▸ **Exercise**:
Return the material word for word. Do not include the pictures.

**** Recorded information ****

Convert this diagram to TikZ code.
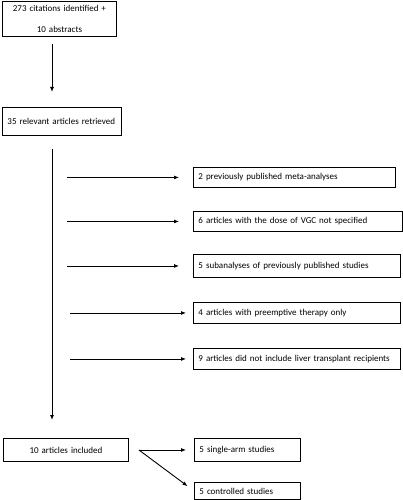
\documentclass[tikz,border=0pt]{standalone}
\usepackage{fontspec}
\setmainfont{Carlito}
\usetikzlibrary{arrows.meta}

\begin{document}
\begin{tikzpicture}[x=1pt,y=-1pt,
		box/.style 2 args={draw,line width=.9pt,anchor=north west,inner xsep=5pt,inner ysep=0pt,text width=#1,minimum height=#2,font=\fontsize{9}{11}\selectfont},
		arr/.style={line width=.9pt,-{Latex[length=5pt,width=4pt]}}]
			\useasboundingbox (0,0) rectangle (403,500);
			\node[box={104pt}{35pt},align=center,font=\fontsize{9}{21}\selectfont] (C) at (2,1) {273 citations identified +\\10 abstracts};
			\node[box={109pt}{28pt},align=left] (R) at (2,107) {35 relevant articles retrieved};
			\node[box={192pt}{20pt},align=left] (E1) at (193,167) {2 previously published meta-analyses};
			\node[box={199pt}{20pt},align=left] (E2) at (193,211) {6 articles with the dose of VGC not specified};
			\node[box={197pt}{23pt},align=left] (E3) at (193,254) {5 subanalyses of previously published studies};
			\node[box={197pt}{21pt},align=left] (E4) at (193,302) {4 articles with preemptive therapy only};
			\node[box={197pt}{21pt},align=left] (E5) at (193,348) {9 articles did not include liver transplant recipients};
			\node[box={115pt}{23pt},align=center] (I) at (3,438) {10 articles included};
			\node[box={96pt}{23pt},align=left] (S) at (194,438) {5 single-arm studies};
			\node[box={96pt}{17pt},align=left] (K) at (194,482) {5 controlled studies};
			\coordinate (T) at (52,0);
			\coordinate (F) at ([xshift=10pt]I.east);
			\draw[arr,shorten <=7pt,shorten >=15pt] (C.south -| T) -- (R.north -| T);
			\draw[arr,shorten <=13pt,shorten >=18pt] (R.south -| T) -- (I.north -| T);
			\draw[arr,shorten <=15pt,shorten >=14pt] (T |- E1.west) -- (E1.west);
			\draw[arr,shorten <=15pt,shorten >=14pt] (T |- E2.west) -- (E2.west);
			\draw[arr,shorten <=15pt,shorten >=14pt] (T |- E3.west) -- (E3.west);
			\draw[arr,shorten <=18pt,shorten >=7pt] (T |- E4.west) -- (E4.west);
			\draw[arr,shorten <=18pt,shorten >=7pt] (T |- E5.west) -- (E5.west);
			\draw[arr,shorten >=8pt] (F) -- (S.west);
			\draw[arr,shorten >=8pt] (F) -- (K.west);
		\end{tikzpicture}
\end{document}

****

▸ **Answer below**:
Convert this diagram to TikZ code.
\documentclass[tikz,border=0pt]{standalone}
\usepackage{fontspec}
\setmainfont{Carlito}
\usetikzlibrary{arrows.meta}

\begin{document}
\begin{tikzpicture}[x=1pt,y=-1pt,
		box/.style 2 args={draw,line width=.9pt,anchor=north west,inner xsep=5pt,inner ysep=0pt,text width=#1,minimum height=#2,font=\fontsize{9}{11}\selectfont},
		arr/.style={line width=.9pt,-{Latex[length=5pt,width=4pt]}}]
			\useasboundingbox (0,0) rectangle (403,500);
			\node[box={104pt}{35pt},align=center,font=\fontsize{9}{21}\selectfont] (C) at (2,1) {273 citations identified +\\10 abstracts};
			\node[box={109pt}{28pt},align=left] (R) at (2,107) {35 relevant articles retrieved};
			\node[box={192pt}{20pt},align=left] (E1) at (193,167) {2 previously published meta-analyses};
			\node[box={199pt}{20pt},align=left] (E2) at (193,211) {6 articles with the dose of VGC not specified};
			\node[box={197pt}{23pt},align=left] (E3) at (193,254) {5 subanalyses of previously published studies};
			\node[box={197pt}{21pt},align=left] (E4) at (193,302) {4 articles with preemptive therapy only};
			\node[box={197pt}{21pt},align=left] (E5) at (193,348) {9 articles did not include liver transplant recipients};
			\node[box={115pt}{23pt},align=center] (I) at (3,438) {10 articles included};
			\node[box={96pt}{23pt},align=left] (S) at (194,438) {5 single-arm studies};
			\node[box={96pt}{17pt},align=left] (K) at (194,482) {5 controlled studies};
			\coordinate (T) at (52,0);
			\coordinate (F) at ([xshift=10pt]I.east);
			\draw[arr,shorten <=7pt,shorten >=15pt] (C.south -| T) -- (R.north -| T);
			\draw[arr,shorten <=13pt,shorten >=18pt] (R.south -| T) -- (I.north -| T);
			\draw[arr,shorten <=15pt,shorten >=14pt] (T |- E1.west) -- (E1.west);
			\draw[arr,shorten <=15pt,shorten >=14pt] (T |- E2.west) -- (E2.west);
			\draw[arr,shorten <=15pt,shorten >=14pt] (T |- E3.west) -- (E3.west);
			\draw[arr,shorten <=18pt,shorten >=7pt] (T |- E4.west) -- (E4.west);
			\draw[arr,shorten <=18pt,shorten >=7pt] (T |- E5.west) -- (E5.west);
			\draw[arr,shorten >=8pt] (F) -- (S.west);
			\draw[arr,shorten >=8pt] (F) -- (K.west);
		\end{tikzpicture}
\end{document}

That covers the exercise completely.